Nations fight over climate financing

During the UN Climate Change conference, experts were in debate over the flow of finances from the developed to the developing world, reported Business Standard. Wendel Trio, Director of Climate Action Network Europe, said that limited progress has been made on the issues related to climate finance and how to deal with the catastrophic impacts of climate change, such as those witnessed recently including the hurricanes in the Caribbean. “The current snail’s pace of the talks does not match the urgency of climate action nor the speed of the renewable energy transition on the ground,” said Trio.

Obsidian Energy settles fraud charges

Canadian oil and gas producer Obsidian Energy has agreed to pay US$8.5 million to the United States Securities and Exchange Commission following a lawsuit accusing it of accounting fraud, reports The Globe and Mail. In a statement, Obsidian Energy said it agreed to pay the financial penalty without admitting or denying any of the allegations against it. Formerly known as Penn West Petroleum, the company’s executives allegedly created a scheme that ran from 2012 to 2014 to deceive investors about its financial condition by understating operating expenses.

HSBC to pay €300m to settle tax evasion probe

After a long-running investigation into tax evasion, HSBC’s Swiss Private Bank agreed this month to settle the probe by paying €300 million to French authorities. The investigation began in 2014 following a data leak by a former IT employee that involved thousands of French customers. According to the French financial prosecutor’s office, HSBC’s Swiss private banking unit had helped clients to evade their taxes. HSBC has acknowledged “control weakness” and has taken measures to address them, reported BBC News. Despite the case against HSBC being closed, former chief executive of HSBC’s Swiss Private Bank Peter Braunwalder and executive Judah Elmaleh remain under investigation and could face potential legal action.

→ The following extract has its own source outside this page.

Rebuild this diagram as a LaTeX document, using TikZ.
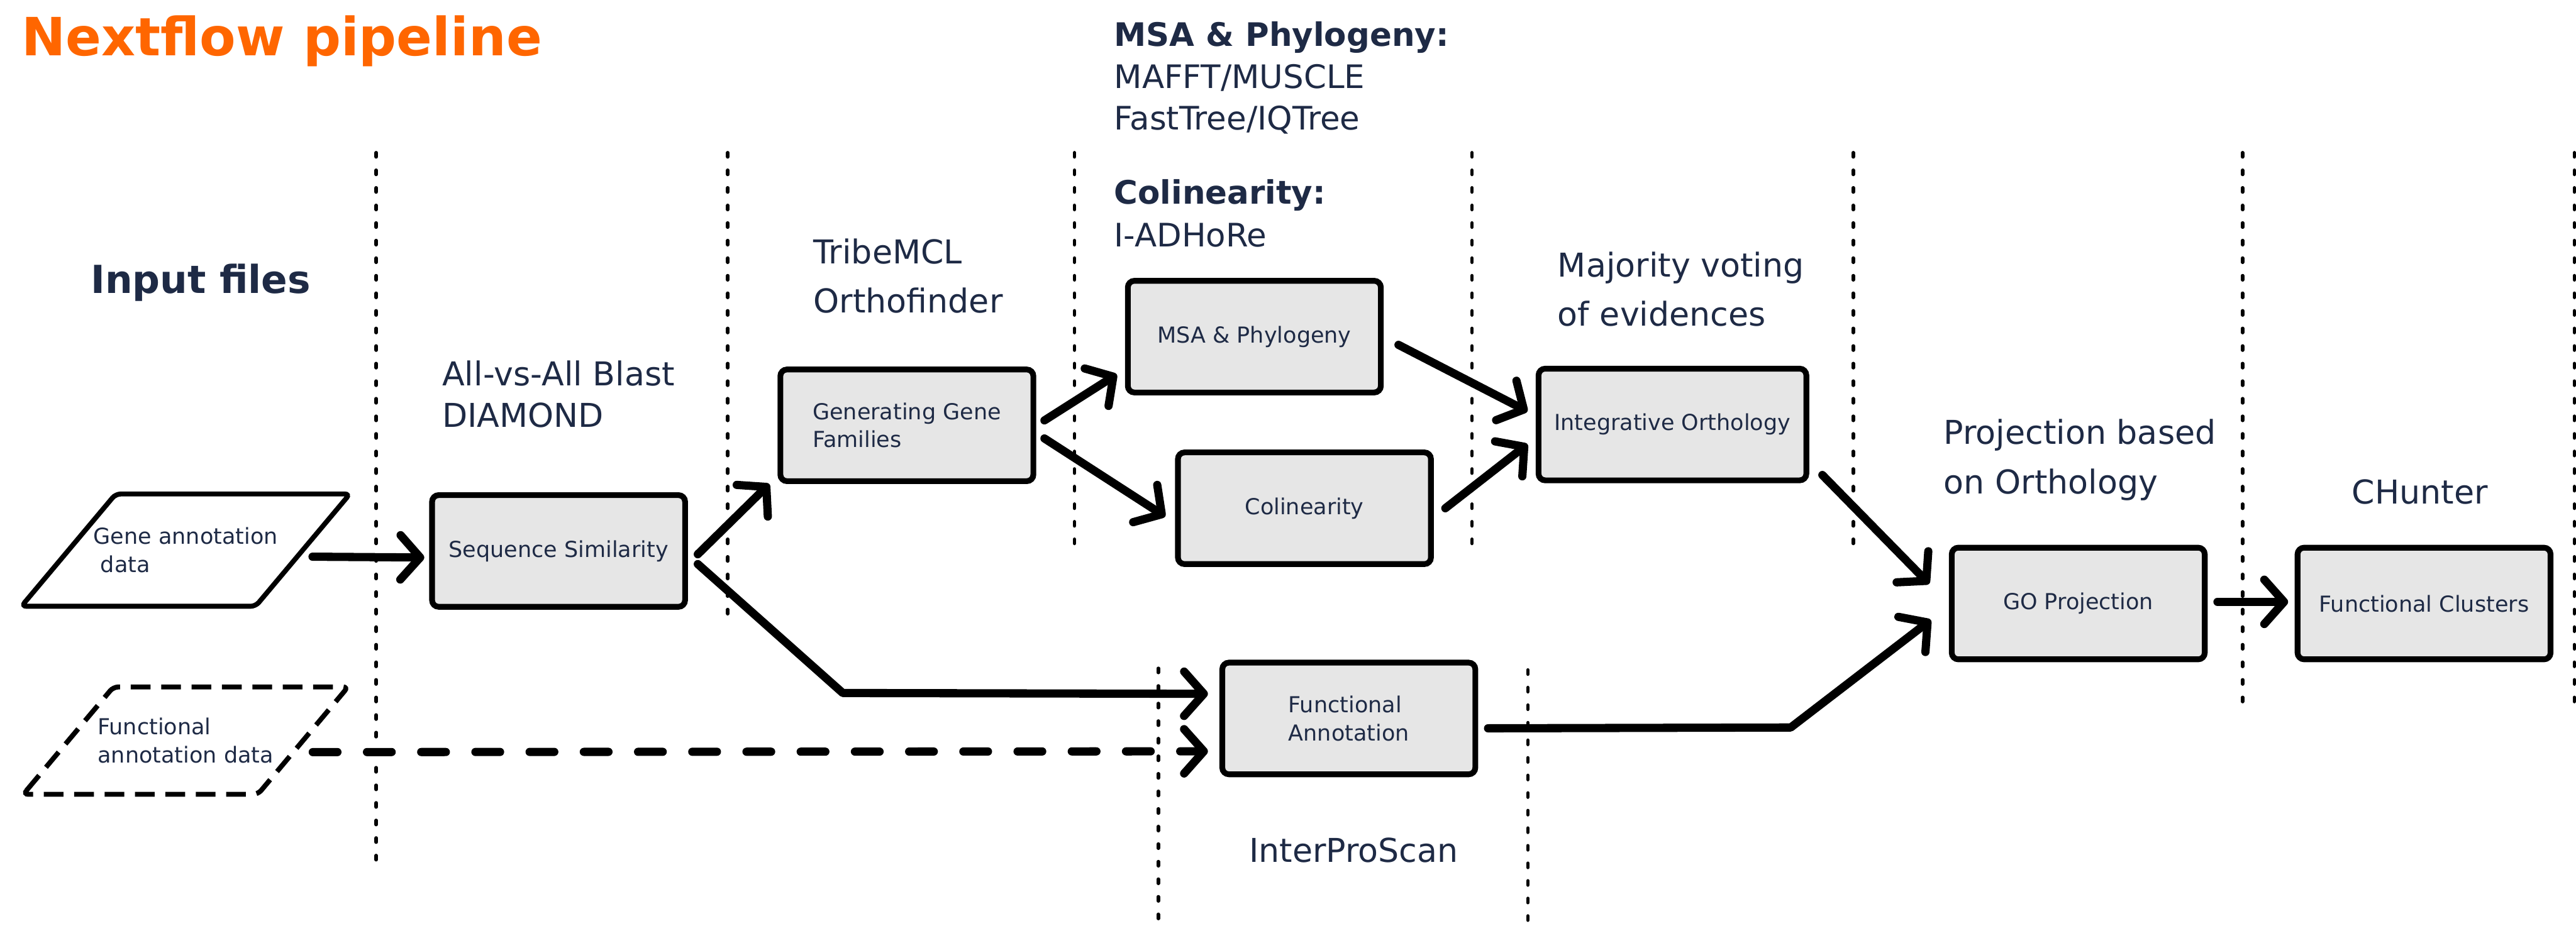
\documentclass[tikz,border=0pt]{standalone}
\usepackage{fontspec}
\setmainfont{DejaVu Sans}
\usepackage{tikz}
\usetikzlibrary{positioning,shapes.geometric,arrows.meta}
\definecolor{navy}{HTML}{1E2A45}
\definecolor{nforange}{HTML}{FF6600}
\definecolor{boxgray}{HTML}{E6E6E6}

\begin{document}
\begin{tikzpicture}[x=1pt,y=-1pt,
	stage/.style={shape=rectangle,draw=black,fill=boxgray,line width=3.5pt,rounded corners=4pt,minimum width=154pt,minimum height=68pt,inner sep=0pt,text=navy,font=\fontsize{13.4}{17}\selectfont,align=center},
	infile/.style={shape=trapezium,trapezium left angle=50,trapezium right angle=130,trapezium stretches body=true,draw=black,fill=white,line width=3pt,rounded corners=3pt,inner xsep=-13.5pt,inner ysep=20.5pt,text=navy,font=\fontsize{13.4}{17}\selectfont,align=left},
	tool/.style={text=navy,font=\fontsize{20}{25}\selectfont,align=left,inner sep=0pt},
	flow/.style={line width=5pt,line cap=round,line join=round,-{Straight Barb[round,length=12pt,width=27pt]}},
	sep/.style={line width=2.2pt,line cap=round,dash pattern=on 2.5pt off 8.2pt}]
	\useasboundingbox (0,0) rectangle (1568,577);

	% stage separators
	\foreach \x/\ya/\yb in {229/93/525,443/93/376,654/93/331,896/93/331,1128/93/331,1365/93/435,1567/93/435,705/407/567,930/408/567}
		\draw[sep] (\x,\ya) -- (\x,\yb);

	% headers
	\node[tool,font=\bfseries\fontsize{32.1}{38}\selectfont,text=nforange,anchor=base west] (title) at (13,34) {Nextflow pipeline};
	\node[tool,font=\bfseries\fontsize{23.5}{28}\selectfont,anchor=base west] (inputs) at (55,178.5) {Input files};
	\node[tool,anchor=west] (blast) at (269,240) {All-vs-All Blast\\DIAMOND};
	\node[tool,font=\fontsize{20}{30}\selectfont,anchor=west] (tribe) at (495,168) {TribeMCL\\Orthofinder};
	\node[tool,font=\fontsize{19.7}{25.5}\selectfont,anchor=west] (msatools) at (678,47.5) {\textbf{MSA \& Phylogeny:}\\MAFFT/MUSCLE\\FastTree/IQTree};
	\node[tool,font=\fontsize{19.7}{26}\selectfont,anchor=west] (coltools) at (678,130) {\textbf{Colinearity:}\\I-ADHoRe};
	\node[tool,font=\fontsize{20}{30}\selectfont,anchor=west] (voting) at (948,176) {Majority voting\\of evidences};
	\node[tool,font=\fontsize{20}{30}\selectfont,anchor=west] (projtool) at (1183,280) {Projection based\\on Orthology};
	\node[tool,anchor=base] (chunter) at (1473,307) {CHunter};
	\node[tool,anchor=base] (ipscan) at (824,525) {InterProScan};

	% inputs
	\node[infile] (gene) at (113,335) {Gene annotation\\\ data};
	\node[infile,dash pattern=on 12pt off 6.5pt,inner xsep=-9.5pt,inner ysep=19pt] (fad) at (113,451) {Functional\\annotation data};

	% steps
	\node[stage] (seqsim) at (340,335.5) {Sequence Similarity};
	\node[stage,align=left] (fam) at (552,259) {Generating Gene\\Families};
	\node[stage] (msa) at (763.5,205) {MSA \& Phylogeny};
	\node[stage] (col) at (794,309.5) {Colinearity};
	\node[stage,minimum width=163pt] (integ) at (1018,258.5) {Integrative Orthology};
	\node[stage,align=left] (funann) at (821,437.5) {Functional\\Annotation};
	\node[stage] (go) at (1265,367.5) {GO Projection};
	\node[stage] (clus) at (1475.5,367.5) {Functional Clusters};

	\coordinate (bendA) at (513,422);
	\coordinate (bendB) at (1090,443);

	\draw[flow] ([xshift=4pt,yshift=-4pt]gene.east) -- ([xshift=-3pt,yshift=-4pt]seqsim.west);
	\draw[flow] ([xshift=6pt,yshift=-2pt]seqsim.east) -- ([xshift=-5pt]fam.south west);
	\draw[flow] ([xshift=6pt,yshift=-8pt]seqsim.east) -- (bendA) -- ([xshift=-7pt,yshift=15pt]funann.west);
	\draw[flow,dash pattern=on 15pt off 18pt] ([xshift=4pt,yshift=-7pt]fad.east) -- ([xshift=-7pt,yshift=-20pt]funann.west);
	\draw[flow] ([xshift=5pt,yshift=3pt]fam.east) -- ([xshift=-5pt,yshift=-23pt]msa.west);
	\draw[flow] ([xshift=5pt,yshift=-8pt]fam.east) -- ([xshift=-6pt,yshift=-5pt]col.west);
	\draw[flow] ([xshift=9pt,yshift=-5pt]msa.east) -- ([xshift=-5pt,yshift=8pt]integ.west);
	\draw[flow] ([xshift=7pt]col.east) -- ([xshift=-5pt,yshift=-12pt]integ.west);
	\draw[flow] ([xshift=8pt,yshift=5pt]integ.south east) -- ([xshift=-12pt,yshift=12pt]go.west);
	\draw[flow] ([xshift=6pt,yshift=-6pt]funann.east) -- (bendB) -- ([xshift=-11pt,yshift=-10pt]go.west);
	\draw[flow] ([xshift=6pt,yshift=1pt]go.east) -- ([xshift=-4pt,yshift=1pt]clus.west);
\end{tikzpicture}
\end{document}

 Big Four criticized over Paradise Papers

The “Paradise Papers” scandal, which exposed the widespread use of offshore tax avoidance structures, revealed the role the Big Four played in helping multinationals and the rich minimize their tax bills, the Financial Times reported. John McDonnell, Shadow Chancellor of the Exchequer, criticized the firms, saying that “too many of the big accountancy firms in the U.K. are facilitating and profiting from tax dodging.” The Financial Reporting Council said it has “been made aware by some firms that details of advice on tax arrangements were among the Paradise Papers,” and that it was monitoring the situation. The Papers are a huge leak of financial documents, which lifts the lid on the offshore dealings of politicians, multinationals, celebrities and other high-net-worth individuals.